Officials from both DNR and the Columbia River Gorge National Scenic Area have long dealt with rogue trails popping up in the Gorge, including a system of trails recently discovered in the Prindle Mountain area east of Washougal. That system covered close to six miles, stretching across both state and U.S. Forest Service land, according to Jennifer Kevil, a public information officer with the scenic area. Crews will either block the beginnings of the trails or “obliterate” them soon, she said.

The problem: many of the trails carve into sensitive natural areas that aren’t used to that kind of contact. Suddenly putting trails there can harm native plants and wildlife, cause erosion or become a safety hazard if they’re not properly built, Abbruzzese said.

Much of the harm to plant life comes from invasive species, Abbruzzese said.
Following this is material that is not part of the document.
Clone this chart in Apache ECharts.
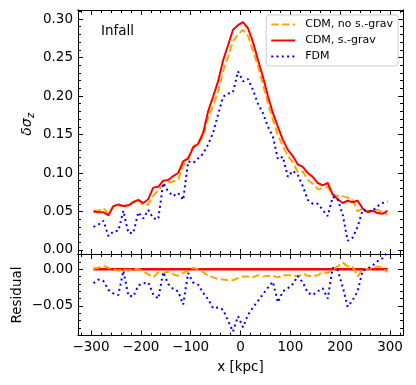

Outside weeds hitch a ride on cars or hikers’ shoes from urban areas, then take root and take over while choking the plant life already established, he said. That’s a difficult trend to reverse, he said.

“Once they get in, they’re almost impossible to get out,” Abbruzzese said of invasive plants.

Illegal trail building is not a new development to the gorge. It has happened in both the Cape Horn and Catherine Creek areas among others, according to the forest service. Crews have let them remain at times, Abbruzzese said, simply rerouting them out of sensitive areas.

One illegal trail tends to lead to others, said DNR spokeswoman Jane Chavey. That creates a problem when hikers cross over a patchwork of public and private land in the gorge — even if hikers mean well, she said.

“They certainly don’t intend to do something wrong,” Chavey said. “But we have to carefully decide where trails are placed.”

Abbruzzese said he recently walked the illegal Prindle Mountain trail himself, and described it as “rugged.” In that spot, crews will likely block off the entry points and cover the rest with branches and debris, he said. Officials haven’t set a date to do that, but it likely will only take a few days, Abbruzzese said.

Forest officials generally find more surprise trails on the Washington side of the Columbia River. That’s likely because the more developed Oregon side has more established trails to choose from now, Abbruzzese said.

Hikers can be fined for illegally carving out trails in the Gorge or elsewhere, and the forest service does pursue investigations, according to Kevil. But penalties are rare, with culprits almost impossible to track down in most cases.

Abbruzzese stressed the expansive system of established trails already winding through one of the Northwest’s natural gems. He encouraged hikers to explore those routes while preserving sensitive parts of the national scenic area that just turned 25 years old.

“These are some of the last great places, some of the last undisturbed areas,” Abbruzzese said. “We just want to be real careful with them.”